Delaware unveils a 10-year plan to control the state’s deer population.
Delaware’s deer population has come along way from being nearly completely eradicated in mid-1800’s. Now numbering between 25,000 and 30,000, the Delaware Division of Fish and Wildlife is putting the finishing touches on a nearly 90-page plan for managing the number of deer in the state.
Division of Fish and Wildlife biologist Joe Rogerson authored the report. He says it’s common for the general public to focus on the negative economic impact of the state’s deer population, but he says, the animals also have a positive impact on the state’s economy.
The negative impact is understood by anyone who’s had a collision with a deer. Rogerson says insurance company estimates show that there are around 4,000 insurance claims in Delaware every year involving a deer colliding with a vehicle.
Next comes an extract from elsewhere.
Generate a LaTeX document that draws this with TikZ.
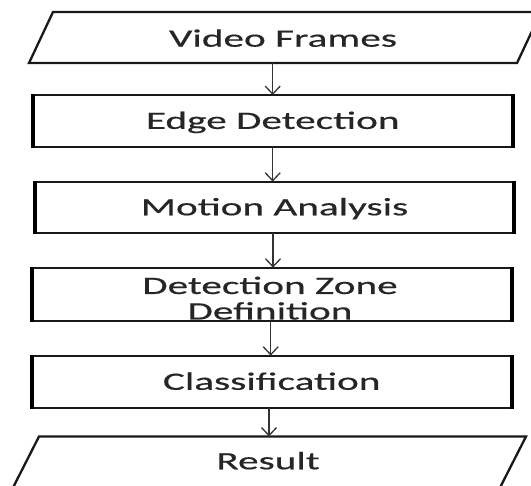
\documentclass[tikz,border=0pt]{standalone}
\usepackage{fontspec}
\setmainfont{Carlito}[FakeStretch=1.65, FakeBold=0.5]
\usetikzlibrary{arrows.meta}
\begin{document}
\begin{tikzpicture}[x=1pt,y=-1pt,
  txt/.style={font=\fontsize{25}{25.5}\selectfont, text=black!85},
  stepbox/.style={txt, draw=black!90, line width=2pt, rectangle,
    minimum width=480pt, outer sep=0pt, inner sep=0pt,
    text height=16pt, text depth=0pt},
  iobox/.style={draw=black!90, line width=2.3pt, line join=miter},
  lbl/.style={txt, inner sep=0pt},
  side/.style={draw=black, line width=3.6pt},
  flow/.style={draw=black!80, line width=1.3pt,
    -{Straight Barb[length=8pt,width=15pt]}}
]
\useasboundingbox (0,0) rectangle (531,486);
\fill[white] (0,0) rectangle (531,486);
\clip (0,0) rectangle (531,486);

% input: video frames
\draw[iobox] (29,63) -- (517,63) -- (541,12) -- (53,12) -- cycle;
\node[lbl, anchor=base] (vf) at (283,46.7) {Video Frames};
\coordinate (vfout) at (272.7,63);

% processing steps
\node[stepbox, minimum height=51.7pt] (ed) at (272.7,120.9) {Edge Detection};
\node[stepbox, minimum width=479pt, minimum height=51.3pt] (ma) at (274.5,207.3) {Motion Analysis};
\node[stepbox, minimum height=53.3pt] (dz) at (271.7,294.3) {};
\node[lbl, align=center, anchor=north] (dzt) at (270,276.5) {Detection Zone\\Definition};
\node[stepbox, minimum height=52.3pt] (cl) at (271.7,381.8) {Classification};

% heavier vertical sides of the step boxes
\foreach \b in {ed,ma,dz,cl}{
  \draw[side] ([yshift=1pt]\b.north west) -- ([yshift=-1pt]\b.south west);
  \draw[side] ([yshift=1pt]\b.north east) -- ([yshift=-1pt]\b.south east);
}

% output: result
\draw[iobox] (11.8,490) -- (498.8,490) -- (526,436.5) -- (39,436.5) -- cycle;
\node[lbl, anchor=base] (res) at (268,469.3) {Result};
\coordinate (resin) at (269,436.5);

% flow arrows
\draw[flow] (vfout) -- (vfout |- ed.north);
\draw[flow] (ed.south) -- (ed.south |- ma.north);
\draw[flow] ([xshift=-1.5pt]ma.south) -- ([xshift=-1.5pt]ma.south |- dz.north);
\draw[flow] ([xshift=-1pt]dz.south) -- ([xshift=-1pt]dz.south |- cl.north);
\draw[flow] (cl.south -| resin) -- (resin);
\end{tikzpicture}
\end{document}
He says the cost of those claims on average range from $1,500 to $2,000. That translates to more than six million dollars every year caused by deer. Other negative impacts include damage to crops in more agricultural parts of the state.
Rogerson says the positive economic impact of the state’s deer population is often overlooked. “Hunters largely fund our agency through the sale of hunting and fishing licenses,” he says. The report says deer hunters spent $39 million on hunting-related expenditures in 2006, and that doesn’t include other purchases by hunters not related to hunting like fuel and food. Wildlife watchers also contribute to the state’s economy, as much as $131 million in 2006. Rogerson says the deer population contributes to some of that economic activity, but it’s not clear exactly how much.
The draft management plan is designed to maximize the positive impacts and minimize the negative impact. Rogerson says controlling the growing population, especially in urban and suburban areas is challenging. He says the more developed areas of the state often have a higher density deer population. He says that’s because “hunting is the primary means for controlling deer numbers, and when we get into these highly developed areas it essentially eliminates the amount of hunting can occur.” He says in those areas, the deer population is able to expand to levels that can’t be controlled right now. “What were more interested in is not necesarily how many deer we have, but just the density of them around the landscape.”
The drat plan outlines how the state will manage the deer population over the next ten years. Public hearings will be held in all three counties over the next few weeks. You can find dates and locations on the Division of Fish and Wildlife website. Comments on the plan are also being accepted by email. The plan is expected to be finalized later this year.